▶ _Goal_
Copy out the lines that include the word "code".

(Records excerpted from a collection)

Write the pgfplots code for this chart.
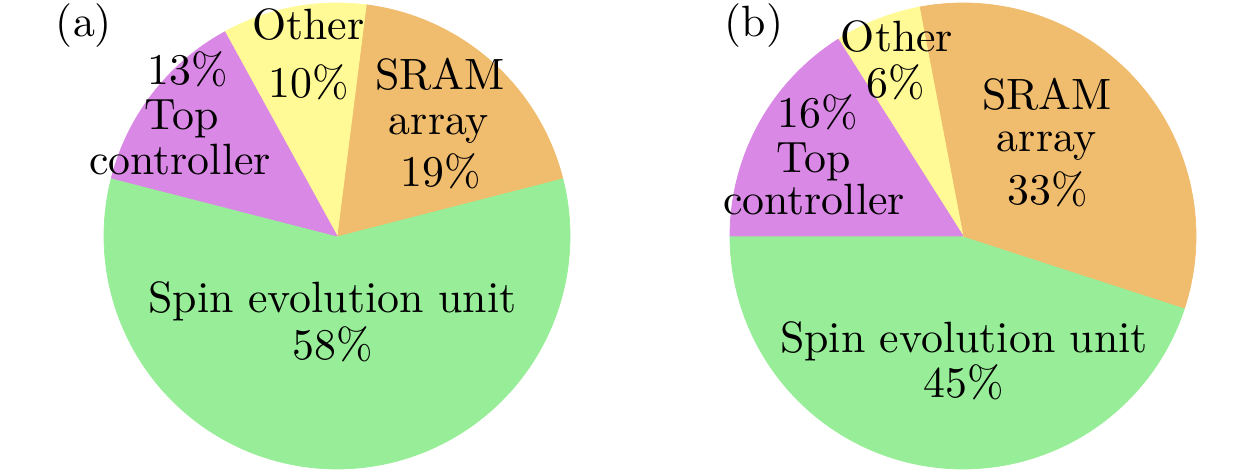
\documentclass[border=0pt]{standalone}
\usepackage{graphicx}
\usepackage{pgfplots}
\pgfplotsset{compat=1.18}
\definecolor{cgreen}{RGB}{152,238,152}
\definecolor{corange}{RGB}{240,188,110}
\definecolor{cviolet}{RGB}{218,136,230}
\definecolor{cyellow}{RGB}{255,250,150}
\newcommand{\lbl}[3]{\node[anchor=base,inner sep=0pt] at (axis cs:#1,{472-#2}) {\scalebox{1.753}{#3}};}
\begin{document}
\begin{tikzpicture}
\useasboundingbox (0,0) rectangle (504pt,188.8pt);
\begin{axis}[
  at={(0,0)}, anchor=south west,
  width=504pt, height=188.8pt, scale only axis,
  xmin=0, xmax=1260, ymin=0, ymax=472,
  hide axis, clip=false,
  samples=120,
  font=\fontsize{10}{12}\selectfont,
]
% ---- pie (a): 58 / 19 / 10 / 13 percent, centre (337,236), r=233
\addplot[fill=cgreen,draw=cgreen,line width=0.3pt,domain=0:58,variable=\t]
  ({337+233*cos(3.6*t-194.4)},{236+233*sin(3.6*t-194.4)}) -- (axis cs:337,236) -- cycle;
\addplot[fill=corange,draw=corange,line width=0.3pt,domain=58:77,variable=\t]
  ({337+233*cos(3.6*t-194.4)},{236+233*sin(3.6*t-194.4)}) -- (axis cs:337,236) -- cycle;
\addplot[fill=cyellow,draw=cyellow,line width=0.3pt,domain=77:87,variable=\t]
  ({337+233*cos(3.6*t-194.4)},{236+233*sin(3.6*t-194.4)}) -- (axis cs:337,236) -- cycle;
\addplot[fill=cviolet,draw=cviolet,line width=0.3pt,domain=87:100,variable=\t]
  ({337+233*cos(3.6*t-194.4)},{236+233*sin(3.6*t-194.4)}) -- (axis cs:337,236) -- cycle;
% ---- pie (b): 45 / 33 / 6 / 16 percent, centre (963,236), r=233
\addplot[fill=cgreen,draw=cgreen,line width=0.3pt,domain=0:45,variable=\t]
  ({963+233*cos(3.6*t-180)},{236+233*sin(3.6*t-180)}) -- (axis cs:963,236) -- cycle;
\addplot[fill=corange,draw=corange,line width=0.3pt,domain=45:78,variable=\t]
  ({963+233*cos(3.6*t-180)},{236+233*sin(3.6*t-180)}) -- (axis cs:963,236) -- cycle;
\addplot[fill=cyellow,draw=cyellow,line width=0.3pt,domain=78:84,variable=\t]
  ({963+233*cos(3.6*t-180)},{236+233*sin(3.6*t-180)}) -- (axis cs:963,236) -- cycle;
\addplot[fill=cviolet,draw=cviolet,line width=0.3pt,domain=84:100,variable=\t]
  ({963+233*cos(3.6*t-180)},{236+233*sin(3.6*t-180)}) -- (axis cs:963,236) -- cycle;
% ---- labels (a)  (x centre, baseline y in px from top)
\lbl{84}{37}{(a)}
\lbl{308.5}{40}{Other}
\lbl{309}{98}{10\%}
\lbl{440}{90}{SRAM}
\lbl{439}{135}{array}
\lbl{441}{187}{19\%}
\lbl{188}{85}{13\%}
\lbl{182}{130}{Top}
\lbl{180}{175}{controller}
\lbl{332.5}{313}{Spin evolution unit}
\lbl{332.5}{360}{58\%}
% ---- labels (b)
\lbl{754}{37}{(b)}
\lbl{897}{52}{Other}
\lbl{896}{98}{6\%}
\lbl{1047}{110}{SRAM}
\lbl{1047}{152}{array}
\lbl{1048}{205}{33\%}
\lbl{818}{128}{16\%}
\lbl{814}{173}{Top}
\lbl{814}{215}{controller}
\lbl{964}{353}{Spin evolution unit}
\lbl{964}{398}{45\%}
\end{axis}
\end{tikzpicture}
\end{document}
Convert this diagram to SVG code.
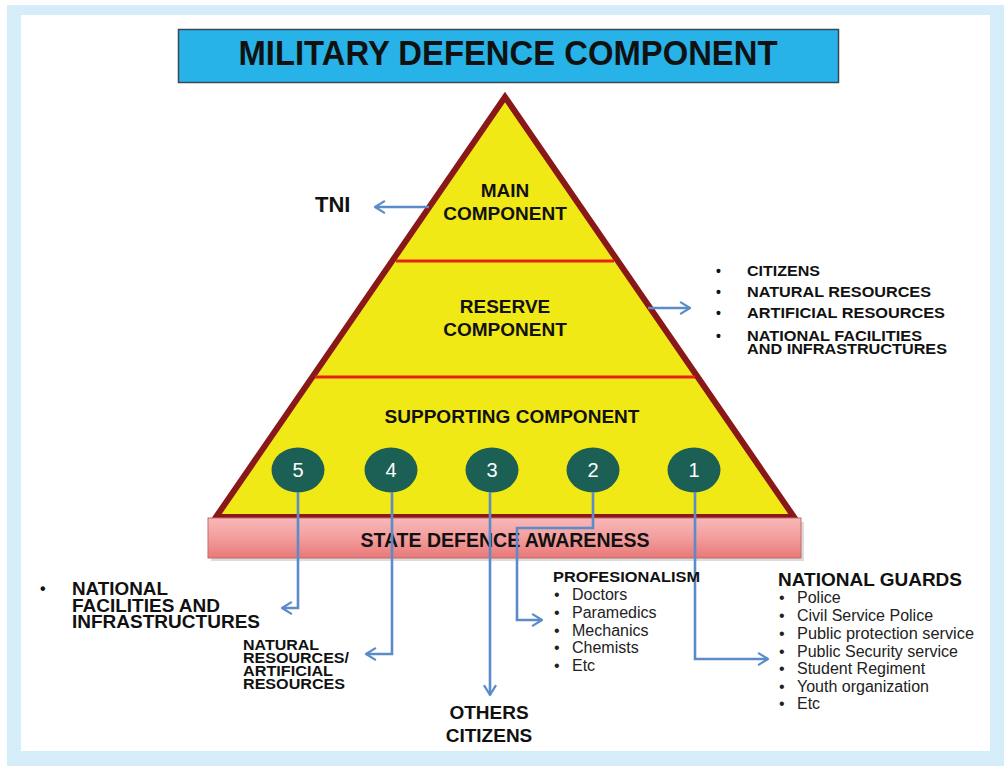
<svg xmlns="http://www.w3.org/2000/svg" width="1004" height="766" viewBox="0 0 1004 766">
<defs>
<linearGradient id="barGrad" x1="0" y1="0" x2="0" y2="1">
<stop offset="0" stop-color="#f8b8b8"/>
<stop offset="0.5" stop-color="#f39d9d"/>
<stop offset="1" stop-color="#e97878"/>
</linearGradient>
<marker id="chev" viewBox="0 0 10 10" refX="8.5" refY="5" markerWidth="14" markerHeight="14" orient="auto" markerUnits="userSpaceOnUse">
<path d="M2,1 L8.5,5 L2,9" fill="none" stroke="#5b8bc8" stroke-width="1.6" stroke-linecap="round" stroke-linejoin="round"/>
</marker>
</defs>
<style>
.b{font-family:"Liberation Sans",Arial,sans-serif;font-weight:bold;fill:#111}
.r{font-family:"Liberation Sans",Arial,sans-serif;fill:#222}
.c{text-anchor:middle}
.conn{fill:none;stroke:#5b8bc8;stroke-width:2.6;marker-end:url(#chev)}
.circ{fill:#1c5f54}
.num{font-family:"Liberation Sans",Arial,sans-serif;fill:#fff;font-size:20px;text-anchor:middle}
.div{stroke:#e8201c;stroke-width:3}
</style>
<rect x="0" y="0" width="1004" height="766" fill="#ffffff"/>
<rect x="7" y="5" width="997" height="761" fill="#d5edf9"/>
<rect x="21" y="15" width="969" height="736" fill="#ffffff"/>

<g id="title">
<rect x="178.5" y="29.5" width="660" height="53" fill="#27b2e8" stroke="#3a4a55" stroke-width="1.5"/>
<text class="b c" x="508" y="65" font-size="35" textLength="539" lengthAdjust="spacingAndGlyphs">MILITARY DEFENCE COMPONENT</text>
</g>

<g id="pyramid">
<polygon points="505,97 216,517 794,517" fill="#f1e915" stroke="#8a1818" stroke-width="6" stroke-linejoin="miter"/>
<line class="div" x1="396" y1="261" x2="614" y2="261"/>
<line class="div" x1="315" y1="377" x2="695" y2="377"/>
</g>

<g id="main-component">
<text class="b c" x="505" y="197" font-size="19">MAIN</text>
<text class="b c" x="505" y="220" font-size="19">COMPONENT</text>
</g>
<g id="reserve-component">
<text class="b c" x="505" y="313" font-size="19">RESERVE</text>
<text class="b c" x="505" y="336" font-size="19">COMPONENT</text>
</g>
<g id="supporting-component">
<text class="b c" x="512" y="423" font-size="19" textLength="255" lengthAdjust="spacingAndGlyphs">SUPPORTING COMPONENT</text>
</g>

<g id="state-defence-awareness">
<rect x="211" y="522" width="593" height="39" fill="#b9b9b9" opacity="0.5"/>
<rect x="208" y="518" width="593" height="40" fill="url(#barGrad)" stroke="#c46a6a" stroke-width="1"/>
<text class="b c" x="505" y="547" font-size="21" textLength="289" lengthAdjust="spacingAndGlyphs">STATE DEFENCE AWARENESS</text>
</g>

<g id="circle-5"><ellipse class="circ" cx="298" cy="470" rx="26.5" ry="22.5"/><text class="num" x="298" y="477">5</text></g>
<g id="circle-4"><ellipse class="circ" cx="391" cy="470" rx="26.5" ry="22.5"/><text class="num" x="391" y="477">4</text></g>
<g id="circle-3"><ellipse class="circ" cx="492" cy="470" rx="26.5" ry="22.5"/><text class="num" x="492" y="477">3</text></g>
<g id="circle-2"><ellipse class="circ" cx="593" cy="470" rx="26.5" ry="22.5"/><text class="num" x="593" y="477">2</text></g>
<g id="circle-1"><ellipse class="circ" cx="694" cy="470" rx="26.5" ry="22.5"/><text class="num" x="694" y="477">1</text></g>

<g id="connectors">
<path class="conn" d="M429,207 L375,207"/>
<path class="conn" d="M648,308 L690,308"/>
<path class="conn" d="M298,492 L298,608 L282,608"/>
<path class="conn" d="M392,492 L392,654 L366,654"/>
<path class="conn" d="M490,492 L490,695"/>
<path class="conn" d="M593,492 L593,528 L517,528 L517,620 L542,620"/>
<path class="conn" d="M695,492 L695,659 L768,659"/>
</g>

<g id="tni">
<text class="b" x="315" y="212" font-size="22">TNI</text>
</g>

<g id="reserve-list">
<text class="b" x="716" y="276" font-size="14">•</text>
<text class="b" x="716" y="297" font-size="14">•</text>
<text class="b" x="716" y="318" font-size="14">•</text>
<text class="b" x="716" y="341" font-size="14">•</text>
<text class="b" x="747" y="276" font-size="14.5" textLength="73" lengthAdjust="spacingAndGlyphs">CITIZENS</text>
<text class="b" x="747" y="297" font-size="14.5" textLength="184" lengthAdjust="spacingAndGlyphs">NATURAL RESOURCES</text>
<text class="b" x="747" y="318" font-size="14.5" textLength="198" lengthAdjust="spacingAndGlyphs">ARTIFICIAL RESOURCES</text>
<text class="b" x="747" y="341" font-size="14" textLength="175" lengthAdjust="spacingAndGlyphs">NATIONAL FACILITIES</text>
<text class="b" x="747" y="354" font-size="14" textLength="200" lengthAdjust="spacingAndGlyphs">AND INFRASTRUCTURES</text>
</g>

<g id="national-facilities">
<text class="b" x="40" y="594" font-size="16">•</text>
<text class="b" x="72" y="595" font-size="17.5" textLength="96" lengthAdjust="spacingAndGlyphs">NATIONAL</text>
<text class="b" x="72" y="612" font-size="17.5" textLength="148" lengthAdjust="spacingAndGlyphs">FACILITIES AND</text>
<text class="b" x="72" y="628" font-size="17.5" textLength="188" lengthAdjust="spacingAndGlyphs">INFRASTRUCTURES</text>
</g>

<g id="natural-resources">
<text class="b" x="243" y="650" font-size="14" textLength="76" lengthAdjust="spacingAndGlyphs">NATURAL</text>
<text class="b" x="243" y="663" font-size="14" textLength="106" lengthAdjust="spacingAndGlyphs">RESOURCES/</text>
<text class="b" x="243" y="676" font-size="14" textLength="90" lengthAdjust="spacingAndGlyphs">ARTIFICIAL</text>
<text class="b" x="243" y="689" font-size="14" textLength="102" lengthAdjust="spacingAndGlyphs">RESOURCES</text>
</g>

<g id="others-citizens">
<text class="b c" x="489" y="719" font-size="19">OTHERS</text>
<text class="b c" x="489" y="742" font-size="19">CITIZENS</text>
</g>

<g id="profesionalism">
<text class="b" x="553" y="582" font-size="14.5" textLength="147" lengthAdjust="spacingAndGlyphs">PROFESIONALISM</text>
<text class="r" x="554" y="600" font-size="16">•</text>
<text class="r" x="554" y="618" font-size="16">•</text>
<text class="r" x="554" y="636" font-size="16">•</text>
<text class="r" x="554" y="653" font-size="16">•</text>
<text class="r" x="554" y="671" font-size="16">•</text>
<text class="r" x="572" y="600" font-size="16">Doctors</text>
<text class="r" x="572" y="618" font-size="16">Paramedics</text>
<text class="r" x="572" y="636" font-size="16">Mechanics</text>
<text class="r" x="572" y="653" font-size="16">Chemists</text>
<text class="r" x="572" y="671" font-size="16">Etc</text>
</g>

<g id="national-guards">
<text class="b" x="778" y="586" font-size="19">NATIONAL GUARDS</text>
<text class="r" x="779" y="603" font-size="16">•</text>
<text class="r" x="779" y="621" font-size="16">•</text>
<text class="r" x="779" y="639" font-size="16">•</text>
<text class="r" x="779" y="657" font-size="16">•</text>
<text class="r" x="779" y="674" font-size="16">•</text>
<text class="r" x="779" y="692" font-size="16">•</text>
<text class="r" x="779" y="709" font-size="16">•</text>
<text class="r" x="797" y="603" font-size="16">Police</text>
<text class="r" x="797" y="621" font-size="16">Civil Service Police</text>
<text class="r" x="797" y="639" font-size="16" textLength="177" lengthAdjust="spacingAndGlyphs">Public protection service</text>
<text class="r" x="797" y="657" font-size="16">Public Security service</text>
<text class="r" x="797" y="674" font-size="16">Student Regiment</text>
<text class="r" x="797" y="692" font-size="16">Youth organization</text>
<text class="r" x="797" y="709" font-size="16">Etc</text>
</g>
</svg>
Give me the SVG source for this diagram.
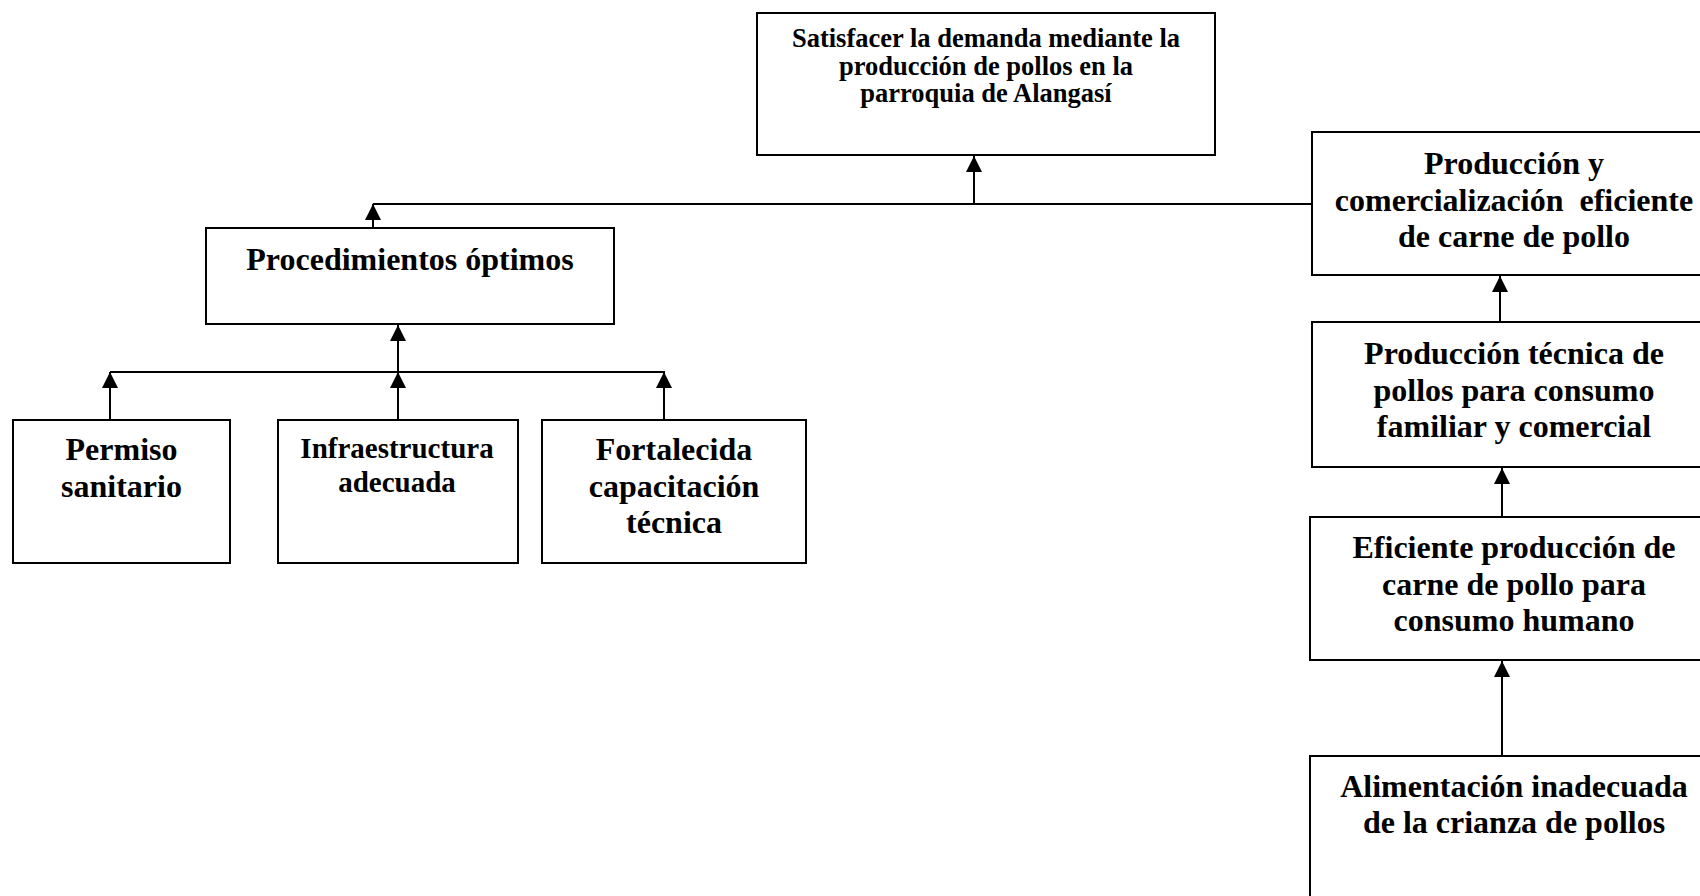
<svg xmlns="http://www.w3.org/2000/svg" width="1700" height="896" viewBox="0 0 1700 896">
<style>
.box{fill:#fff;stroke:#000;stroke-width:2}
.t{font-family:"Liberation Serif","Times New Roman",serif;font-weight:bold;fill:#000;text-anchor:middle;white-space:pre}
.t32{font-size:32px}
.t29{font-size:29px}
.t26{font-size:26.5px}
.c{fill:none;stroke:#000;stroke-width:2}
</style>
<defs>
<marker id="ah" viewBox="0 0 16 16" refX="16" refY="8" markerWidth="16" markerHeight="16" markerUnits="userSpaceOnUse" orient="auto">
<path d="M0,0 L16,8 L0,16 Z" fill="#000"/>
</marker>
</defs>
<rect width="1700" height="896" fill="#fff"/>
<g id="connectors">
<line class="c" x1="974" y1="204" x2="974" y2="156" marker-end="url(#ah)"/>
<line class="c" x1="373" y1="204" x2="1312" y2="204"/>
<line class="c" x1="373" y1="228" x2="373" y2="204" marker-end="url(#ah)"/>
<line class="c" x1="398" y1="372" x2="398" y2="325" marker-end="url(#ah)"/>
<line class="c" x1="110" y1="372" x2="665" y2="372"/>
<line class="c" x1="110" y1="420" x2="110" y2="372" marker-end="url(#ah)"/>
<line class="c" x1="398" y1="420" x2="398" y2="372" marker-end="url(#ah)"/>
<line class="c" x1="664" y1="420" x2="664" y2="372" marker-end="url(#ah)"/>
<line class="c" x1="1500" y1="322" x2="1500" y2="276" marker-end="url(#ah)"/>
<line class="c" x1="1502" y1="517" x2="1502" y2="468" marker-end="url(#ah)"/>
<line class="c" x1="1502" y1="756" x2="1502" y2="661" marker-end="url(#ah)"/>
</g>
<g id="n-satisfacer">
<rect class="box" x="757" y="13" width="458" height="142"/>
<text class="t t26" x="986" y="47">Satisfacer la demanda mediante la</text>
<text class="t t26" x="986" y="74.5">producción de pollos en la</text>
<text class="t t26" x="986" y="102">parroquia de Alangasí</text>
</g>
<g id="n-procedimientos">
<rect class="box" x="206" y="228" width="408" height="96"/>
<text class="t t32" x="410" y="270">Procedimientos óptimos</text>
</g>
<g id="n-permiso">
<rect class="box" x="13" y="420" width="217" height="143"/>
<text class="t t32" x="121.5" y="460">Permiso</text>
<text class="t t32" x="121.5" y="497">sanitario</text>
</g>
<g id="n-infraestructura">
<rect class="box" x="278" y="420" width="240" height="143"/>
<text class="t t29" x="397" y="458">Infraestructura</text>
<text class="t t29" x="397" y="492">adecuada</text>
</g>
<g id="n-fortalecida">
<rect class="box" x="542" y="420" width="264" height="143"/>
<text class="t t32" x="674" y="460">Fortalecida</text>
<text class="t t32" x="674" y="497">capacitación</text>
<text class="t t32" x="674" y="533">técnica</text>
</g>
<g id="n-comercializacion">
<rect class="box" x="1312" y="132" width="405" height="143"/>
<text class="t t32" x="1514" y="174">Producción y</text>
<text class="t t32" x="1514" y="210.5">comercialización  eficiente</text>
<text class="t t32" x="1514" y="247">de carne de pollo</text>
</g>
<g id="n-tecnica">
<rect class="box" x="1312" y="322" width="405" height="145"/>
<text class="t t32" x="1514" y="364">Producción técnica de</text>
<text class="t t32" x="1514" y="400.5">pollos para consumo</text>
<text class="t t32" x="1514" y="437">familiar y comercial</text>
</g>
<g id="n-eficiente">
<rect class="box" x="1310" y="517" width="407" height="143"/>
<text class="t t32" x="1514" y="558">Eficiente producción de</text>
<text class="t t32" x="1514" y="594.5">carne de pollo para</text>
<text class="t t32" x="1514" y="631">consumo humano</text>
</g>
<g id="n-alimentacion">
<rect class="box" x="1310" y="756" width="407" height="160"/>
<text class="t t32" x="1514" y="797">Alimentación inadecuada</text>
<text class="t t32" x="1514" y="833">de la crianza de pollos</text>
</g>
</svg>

▶ _Full response_
Write the pgfplots code for this chart.
Convert this diagram to SVG code.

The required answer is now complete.